In the safety world there’s a proverbial elephant in the room – compliance. In almost any country where safety professionals work in there are laws and regulations related to safety that must be complied with. In the United States, for occupational safety, we have OSHA (the Occupational Safety and Health Administration). And safety professionals throughout the United States spend a large part of their time focusing on ensuring their organizations maintain compliance with OSHA requirements (if you’re a safety professional, think about how your job would change if all regulations were abolished tomorrow). The need for regulations is certainly controversial, but most believe that they serve an important purpose for society.
Regulations are all well and good, but, just like everything else, regulations do not exist in a vacuum.
In the world of complex systems theory, in a complex system changes can cascade through the system and create unintended, often unpredictable behavior (called “emergent behavior”). This is not because of any of the components in the system, but rather because of their relationships. So, for example, heavy traffic in cities did not emerge because cars, cities, business, or roads were invented. Heavy traffic emerges because of the relationships between all of these and other features, interacting in ways that were difficult to predict (although they seem simple in hindsight).
Regulations are not an end goal, but a means to an end. In the safety world, the intention of regulations is to facilitate the creation of safety. Safety, as we’ve discussed previously is an abstract concept, so people often try to make it more concrete, and regulations is one of those ways. So, as regulations have been introduced into the complex system of organizational life, behavior emerged that was unintended and difficult to predict – people started defining safety by compliance.
Here’s an example. Ask a safety professional at what height can a worker work safely without some sort of external fall protection. You get a variety of answers that usually revolve around “well it depends on if it’s construction or general industry”, or “6 feet”. If you start to explore what research, thought process, calculation, etc. the professional used to come up with their answer, they are usually dumb-founded. They didn’t think or do much research. Their mind answered your abstract question (“what makes a job safe?”) by substituting it for an easier question to answer (“what does the regulation say we need to do?”).

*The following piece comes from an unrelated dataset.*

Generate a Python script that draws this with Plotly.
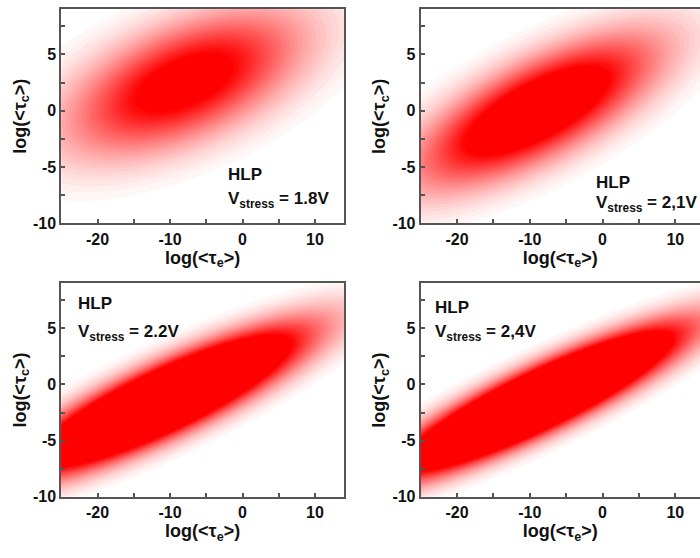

The most common answer to the question, in our experience, is 6 feet, which is the OSHA standard for fall protection (for most construction activities). We’ve substituted “safety” for “compliance”.
This seems somewhat benign, assuming the regulations are well-written, but the problem is that this substitution creates a serious, hidden problem. When we substitute compliance for safety, we have changed the definition of both compliance and safety to something that neither intended. In the case of compliance, we’ve changed compliance to a goal, an end state. The idea is that we get to compliance and then we stop asking questions. All regulators that we’ve talked to though will tell you that this is not the intention of regulations. Regulations were meant to be the starting point, not the end point – i.e. we achieve compliance and then we ask if that’s good enough for us and we keep building from there. If we routinely substitute safety for regulations though we lose focus on this and see regulations as our goal.
Secondly, and most importantly, by coupling regulatory compliance with safety we start to see safety as an end state unto itself – i.e. safety is something we can achieve or get to. But this is an unrealistic view of safety. Safety is not something you have, safety is something you do. Safety emerges through interactions of people, the organization, equipment, tools, etc. It is constantly changing due to changes in each of those features. Therefore you can’t ever really get to “safety” because, similar to Heisenberg’s uncertainty principle, once you identify it things have changed. So, at best we can only say we were safe.
So what does all of this mean? We need to decouple safety and regulations. Certainly there are regulations out there designed to help organizations be safe. But regulations are only a tool amongst many other tools designed to help us be safe. Certainly regulations have an important role, given that they have the force of law behind them, so they should be given due consideration. But we cannot define safety as regulatory compliance. We need to change the conversation away from “what do we have to do?” to “what do we want to do?”. This means that next time you are asked the safe way to do a job, it’s ok to say what the regulations say, but don’t stop there. Safety should be about what’s possible, not about making work impossible. Safety should not be about holding people and organizations back, but about facilitating success.